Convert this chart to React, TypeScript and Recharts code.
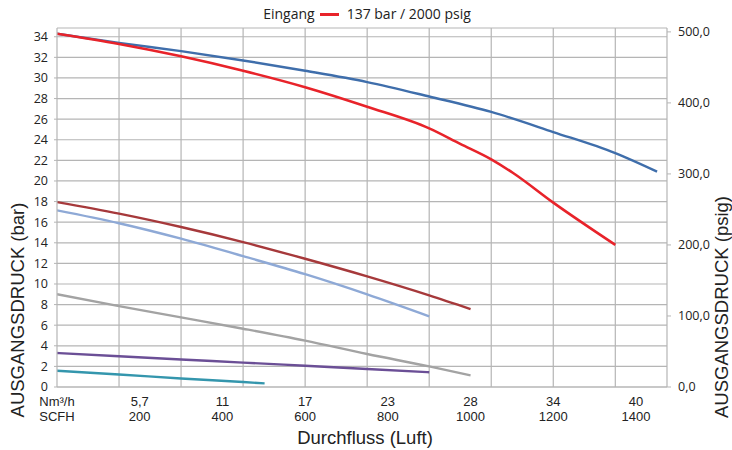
import React from "react";
import {
  LineChart,
  Line,
  XAxis,
  YAxis,
  CartesianGrid,
  ReferenceLine,
  Legend,
} from "recharts";

// Flow in SCFH (x) and outlet pressure in bar (y)
const blueFlow = [0, 150, 300, 450, 600, 750, 900, 1050, 1200, 1350, 1451];
const blueBar = [34.3, 33.4, 32.6, 31.7, 30.7, 29.6, 28.2, 26.7, 24.75, 22.7, 20.9];

const redFlow = [0, 150, 300, 450, 600, 750, 900, 975, 1050, 1102, 1200, 1350];
const redBar = [34.3, 33.3, 32.1, 30.7, 29.1, 27.2, 25.1, 23.6, 22.1, 20.8, 17.9, 13.8];

const brownFlow = [0, 150, 300, 450, 600, 750, 900, 1000];
const brownBar = [17.95, 16.83, 15.53, 14.07, 12.45, 10.74, 8.9, 7.57];

const lightBlueFlow = [0, 150, 300, 450, 600, 750, 900];
const lightBlueBar = [17.15, 15.9, 14.4, 12.7, 10.95, 8.99, 6.86];

const grayFlow = [0, 150, 300, 450, 600, 750, 900, 1000];
const grayBar = [9.0, 7.85, 6.76, 5.66, 4.5, 3.2, 2.0, 1.13];

const purpleFlow = [0, 150, 300, 450, 600, 750, 900];
const purpleBar = [3.3, 2.98, 2.67, 2.37, 2.06, 1.75, 1.43];

const tealFlow = [0, 150, 300, 450, 502];
const tealBar = [1.58, 1.22, 0.83, 0.48, 0.35];

// Axis ticks
const scfhTicks = [0, 200, 400, 600, 800, 1000, 1200, 1400];
const nm3Labels = ["Nm³/h", "5,7", "11", "17", "23", "28", "34", "40"];
const scfhLabels = ["SCFH", "200", "400", "600", "800", "1000", "1200", "1400"];
const gridFlow = [150, 300, 450, 600, 750, 900, 1050, 1200, 1350];
const barTicks = [0, 2, 4, 6, 8, 10, 12, 14, 16, 18, 20, 22, 24, 26, 28, 30, 32, 34];
const psigTicks = [0, 100, 200, 300, 400, 500];

const BAR_MAX = 34.85;
const PSIG_PER_BAR = 14.5038;
const FLOW_MAX = 1475;

const build = (xs: number[], ys: number[]) => xs.map((x, i) => ({ flow: x, bar: ys[i] }));

const series = [
  { name: "blue", data: build(blueFlow, blueBar), color: "#3f6eab", width: 2.4 },
  { name: "brown", data: build(brownFlow, brownBar), color: "#a6393b", width: 2.4 },
  { name: "lightblue", data: build(lightBlueFlow, lightBlueBar), color: "#8ea9d6", width: 2.4 },
  { name: "gray", data: build(grayFlow, grayBar), color: "#a3a3a3", width: 2.4 },
  { name: "purple", data: build(purpleFlow, purpleBar), color: "#6b4f96", width: 2.4 },
  { name: "teal", data: build(tealFlow, tealBar), color: "#3496ad", width: 2.4 },
  { name: "137 bar / 2000 psig", data: build(redFlow, redBar), color: "#e8232a", width: 2.6 },
];

const GRID = "#b5b5b5";
const TXT = "#222";
const SANS = "'Open Sans', 'Noto Sans', sans-serif";
const NARROW = "'Liberation Sans Narrow', 'Arial Narrow', 'Liberation Sans', sans-serif";
const LABEL_FONT = "'Liberation Sans', Arial, sans-serif";

const FlowTick = (props: any) => {
  const { x, y, payload } = props;
  const idx = scfhTicks.indexOf(payload.value);
  if (idx < 0) return null;
  return (
    <g>
      <text x={x} y={y + 14} textAnchor="middle" dominantBaseline="central" fontSize={13} fontFamily={NARROW} fill={TXT}>
        {nm3Labels[idx]}
      </text>
      <text x={x} y={y + 29} textAnchor="middle" dominantBaseline="central" fontSize={13} fontFamily={NARROW} fill={TXT}>
        {scfhLabels[idx]}
      </text>
    </g>
  );
};

const renderLegend = (props: any) => {
  const item = (props.payload || []).find((p: any) => p.value === "137 bar / 2000 psig");
  return (
    <div
      style={{
        height: 28,
        boxSizing: "border-box",
        paddingTop: 4,
        paddingLeft: 2,
        display: "flex",
        justifyContent: "center",
        alignItems: "flex-start",
        fontFamily: SANS,
        fontSize: 14,
        color: TXT,
        lineHeight: "19px",
      }}
    >
      <span>Eingang</span>
      <span
        style={{
          display: "inline-block",
          width: 19,
          height: 2.6,
          marginTop: 9,
          background: item ? item.color : "#e8232a",
          marginLeft: 5,
          marginRight: 8,
        }}
      />
      <span>{item ? item.value : ""}</span>
    </div>
  );
};

export default function App() {
  return (
    <>
      <style>{`body{margin:0}`}</style>
      <LineChart width={732} height={450} margin={{ top: 0, right: 0, bottom: 0, left: 0 }}>
        <CartesianGrid yAxisId="bar" vertical={false} stroke={GRID} strokeWidth={1.2} />
        <XAxis
          dataKey="flow"
          type="number"
          domain={[0, FLOW_MAX]}
          ticks={scfhTicks}
          interval={0}
          allowDataOverflow
          height={63}
          tickLine={false}
          tickSize={0}
          tickMargin={0}
          axisLine={{ stroke: GRID, strokeWidth: 1.2 }}
          tick={<FlowTick />}
          label={(p: any) => {
            const vb = p.viewBox || {};
            return (
              <text x={(vb.x ?? 57) + 308} y={(vb.y ?? 387) + 50} textAnchor="middle" dominantBaseline="central" fontSize={18.5} fontFamily={LABEL_FONT} fill={TXT}>
                Durchfluss (Luft)
              </text>
            );
          }}
        />
        <YAxis
          yAxisId="bar"
          orientation="left"
          type="number"
          domain={[0, BAR_MAX]}
          ticks={barTicks}
          interval={0}
          allowDataOverflow
          width={57}
          tickSize={3}
          tickMargin={6}
          tickLine={{ stroke: GRID }}
          axisLine={{ stroke: GRID, strokeWidth: 1.2 }}
          tick={{ fontSize: 12.5, fontFamily: SANS, fill: TXT }}
          label={(p: any) => {
            const vb = p.viewBox || {};
            const cx = (vb.x ?? 0) + 17;
            const cy = (vb.y ?? 28) + (vb.height ?? 359) - 77;
            return (
              <text x={cx} y={cy} transform={`rotate(-90 ${cx} ${cy})`} textAnchor="middle" dominantBaseline="central" fontSize={18.5} fontFamily={LABEL_FONT} fill={TXT}>
                AUSGANGSDRUCK (bar)
              </text>
            );
          }}
        />
        <YAxis
          yAxisId="psig"
          orientation="right"
          type="number"
          domain={[0, BAR_MAX * PSIG_PER_BAR]}
          ticks={psigTicks}
          interval={0}
          allowDataOverflow
          width={65}
          tickSize={4}
          tickMargin={7}
          tickLine={{ stroke: GRID }}
          axisLine={{ stroke: GRID, strokeWidth: 1.2 }}
          tickFormatter={(v: number) => v.toFixed(1).replace(".", ",")}
          tick={{ fontSize: 12.5, fontFamily: SANS, fill: TXT, textAnchor: "start" }}
          label={(p: any) => {
            const vb = p.viewBox || {};
            const cx = (vb.x ?? 667) + 54;
            const cy = (vb.y ?? 28) + (vb.height ?? 359) - 80;
            return (
              <text x={cx} y={cy} transform={`rotate(-90 ${cx} ${cy})`} textAnchor="middle" dominantBaseline="central" fontSize={18.5} fontFamily={LABEL_FONT} fill={TXT}>
                AUSGANGSDRUCK (psig)
              </text>
            );
          }}
        />
        {gridFlow.map((g) => (
          <ReferenceLine key={g} x={g} yAxisId="bar" stroke={GRID} strokeWidth={1.2} />
        ))}
        <Legend verticalAlign="top" align="center" content={renderLegend} />
        {series.map((s) => (
          <Line
            key={s.name}
            yAxisId="bar"
            data={s.data}
            dataKey="bar"
            name={s.name}
            type="monotone"
            stroke={s.color}
            strokeWidth={s.width}
            dot={false}
            activeDot={false}
            isAnimationActive={false}
            legendType="line"
          />
        ))}
      </LineChart>
    </>
  );
}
_____
:: TO DO ::
Write out exactly the opening lines of the data, stopping after the line that holds "24.75, 22.7, 20.9];". Exclude pictures.

:: WRITTEN REPLY ::
Convert this chart to React, TypeScript and Recharts code.
import React from "react";
import {
  LineChart,
  Line,
  XAxis,
  YAxis,
  CartesianGrid,
  ReferenceLine,
  Legend,
} from "recharts";

// Flow in SCFH (x) and outlet pressure in bar (y)
const blueFlow = [0, 150, 300, 450, 600, 750, 900, 1050, 1200, 1350, 1451];
const blueBar = [34.3, 33.4, 32.6, 31.7, 30.7, 29.6, 28.2, 26.7, 24.75, 22.7, 20.9];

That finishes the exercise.